Não podia concordar mais com o primeiro-ministro quando anteontem disse, sobre a morte de uma doente com hepatite C, que ninguém deve "aproveitar o que é trágico" e "alimentar-se da desgraça". Pena ter-lhe tão tarde chegado a iluminação. Em agosto de 2010, no primeiro Pontal à frente do PSD, não teve pejo em aludir à cegueira de que foram vítimas pacientes de uma clínica privada algarvia, acusando as "autoridades públicas" de "incúria" por "se demitirem da sua função de fiscalização", e acrescentando: "É isto culpa do PSD? É este o Estado social que o PS quer oferecer a Portugal?"
Que repulsa deve sentir Passos PM desse outro que, na oposição, aproveitava mortes e cegueiras para combater o governo. Como a que surge ante quem recusa renegociações, perdões e reestruturações da dívida, que ataca os gregos por quererem pagar menos ou mais devagar, que clama "pagaremos custe o que custar" mas se rebela contra a farmacêutica que criou um medicamento com taxa de cura de 90%: "O preço que solicitado não é adequado sob nenhum ponto de vista. Os estados devem fazer tudo o que está ao seu alcance para salvar vidas humanas e assegurar os melhores cuidados de saúde. Masé mentira que custe o que custar no sentido em que tenhamos recursos ilimitados para suportar qualquer preço de mercado".

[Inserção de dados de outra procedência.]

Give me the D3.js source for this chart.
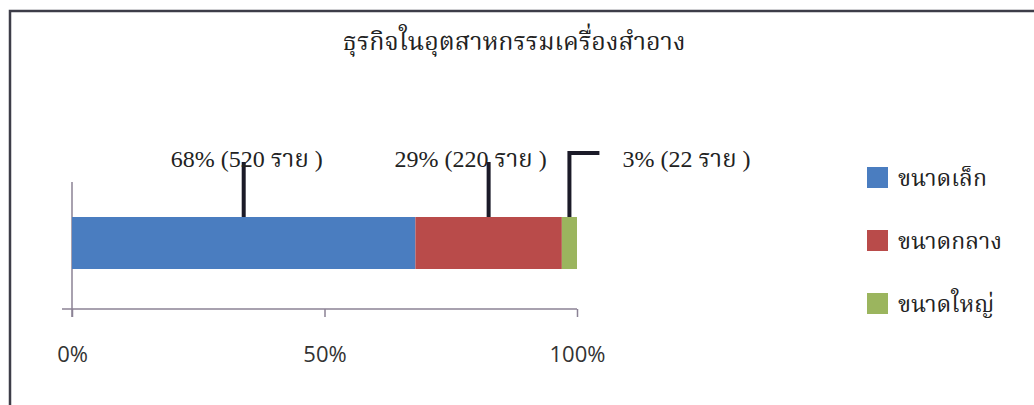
<!DOCTYPE html>
<html>
<head>
<meta charset="utf-8">
<script src="https://cdn.jsdelivr.net/npm/d3@7"></script>
<style>
  html, body { margin: 0; padding: 0; background: #fff; }
  svg { display: block; }
  .thai { font-family: "Liberation Serif", "Noto Serif Thai", "Noto Sans Thai", "DejaVu Serif", serif; fill: #222; }
  .tick text { font-family: "Open Sans", "Liberation Sans", sans-serif; }
</style>
</head>
<body>
<svg id="chart" width="1034" height="405"></svg>
<script>
// Business size breakdown in the cosmetics industry
const title = "ธุรกิจในอุตสาหกรรมเครื่องสำอาง";
const segments = ["ขนาดเล็ก", "ขนาดกลาง", "ขนาดใหญ่"];
const percents = [68, 29, 3];
const counts = [520, 220, 22];
const tickValues = [0, 50, 100];
const colors = ["#4a7dc0", "#b94b4a", "#9bb55e"];

const svg = d3.select("#chart");

// outer frame (left and top edges)
svg.append("path")
  .attr("d", "M10,405 V11 H1034")
  .attr("fill", "none")
  .attr("stroke", "#3d3d48")
  .attr("stroke-width", 2.5);

svg.append("text")
  .attr("class", "thai")
  .attr("x", 514).attr("y", 50)
  .attr("text-anchor", "middle")
  .attr("font-size", 25)
  .text(title);

const x = d3.scaleLinear().domain([0, 100]).range([72, 577]);
const y = d3.scaleBand().domain(["all"]).range([217, 269]).padding(0);

// stacked segments
let acc = 0;
const stack = percents.map((p, i) => {
  const d = { name: segments[i], value: p, count: counts[i], start: acc, end: acc + p, color: colors[i] };
  acc += p;
  return d;
});

const axisColor = "#8b8295";

// vertical category axis
svg.append("line")
  .attr("x1", x(0)).attr("x2", x(0))
  .attr("y1", 182).attr("y2", 317)
  .attr("stroke", axisColor).attr("stroke-width", 1.5);

// horizontal value axis
const xAxis = d3.axisBottom(x)
  .tickValues(tickValues)
  .tickSize(8)
  .tickPadding(29)
  .tickFormat(d => d + "%");
const gx = svg.append("g")
  .attr("transform", "translate(0,309)")
  .call(xAxis);
gx.select(".domain").remove();
gx.selectAll(".tick line").attr("stroke", axisColor).attr("stroke-width", 1.5);
gx.selectAll(".tick text")
  .attr("font-size", 22)
  .attr("fill", "#333");
gx.append("line")
  .attr("x1", x(0) - 10).attr("x2", x(100))
  .attr("y1", 0).attr("y2", 0)
  .attr("stroke", axisColor).attr("stroke-width", 1.5);

svg.selectAll("rect.seg")
  .data(stack)
  .join("rect")
  .attr("class", "seg")
  .attr("x", d => x(d.start))
  .attr("width", d => x(d.end) - x(d.start))
  .attr("y", y("all"))
  .attr("height", y.bandwidth())
  .attr("fill", d => d.color);

// leader lines and data labels
const leaderTop = [162, 162, 153];
const labelDx = [3, -18, 53];
const labelAnchor = ["middle", "middle", "start"];
const lineColor = "#1b1a28";

stack.forEach((d, i) => {
  const mx = x((d.start + d.end) / 2);
  let path = `M${mx},${y("all")} V${leaderTop[i]}`;
  if (labelAnchor[i] === "start") path += ` H${mx + 30}`;
  svg.append("path")
    .attr("d", path)
    .attr("fill", "none")
    .attr("stroke", lineColor)
    .attr("stroke-width", 4);
  svg.append("text")
    .attr("class", "thai")
    .attr("x", mx + labelDx[i])
    .attr("y", 167)
    .attr("text-anchor", labelAnchor[i])
    .attr("font-size", 24)
    .text(`${d.value}% (${d.count} ราย )`);
});

// legend
const legend = svg.append("g").attr("transform", "translate(867,0)");
segments.forEach((s, i) => {
  const cy = 178 + i * 63;
  legend.append("rect")
    .attr("x", 0).attr("y", cy - 11)
    .attr("width", 21).attr("height", 21)
    .attr("fill", colors[i]);
  legend.append("text")
    .attr("class", "thai")
    .attr("x", 31).attr("y", cy + 8)
    .attr("font-size", 23)
    .text(s);
});
</script>
</body>
</html>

Evidente: o Estado não tem recursos ilimitados. E, sem dúvida, o preço que a farmacêutica pede é muito elevado. Mas será mesmo "injustificado"? Não há informação oficial sobre qual o valor na mesa ao fim de um ano de negociações, mas o DN noticiou ontem que um ciclo de tratamento - três meses - desceu para 24 mil euros, metade dos 48 mil iniciais. Muitos doentes precisam de seis meses e podem ser necessários outros fármacos; difícil fazer contas. Tendo só 30% dos 13 mil doentes identificados indicação, segundo os especialistas, para tratamento imediato, este, a um preço médio de 30 mil euros, orçaria 117 milhões. Imenso. Porém - por exemplo - em 2013 o SNS gastou 220 milhões com antirretrovirais para 28 mil pessoas com HIV-sida; 7857 euros por paciente. É muito ou razoável? Se não combatido, o HIV causa a morte. Tal como o HVC (vírus da hepatite C). A medicação para o HIV é necessária toda a vida, o que implica multiplicar o valor por todos os anos de toma; o fármaco inovador contra o HVC exige um ciclo ou dois de tratamento e pronto - estamos a falar de cura. Não é difícil concluir qual sai mais caro. Mas, claro, dizer algo deste género é, como ontem gritava a maioria no parlamento, "ficar do lado das farmacêuticas." Porque os mercados só têm razão quando emprestam dinheiro a juros usurários, e Passos e quem o apoia têm horror à demagogia. Ou não fosse ele quem, em abril de 2011, em "mensagem de Páscoa", asseverava: "Nestes momentos conturbados, podemos abdicar de muitas coisas. Mas a garantia sobre os cuidados de saúde é uma segurança que tem de ser dada a todas as pessoas."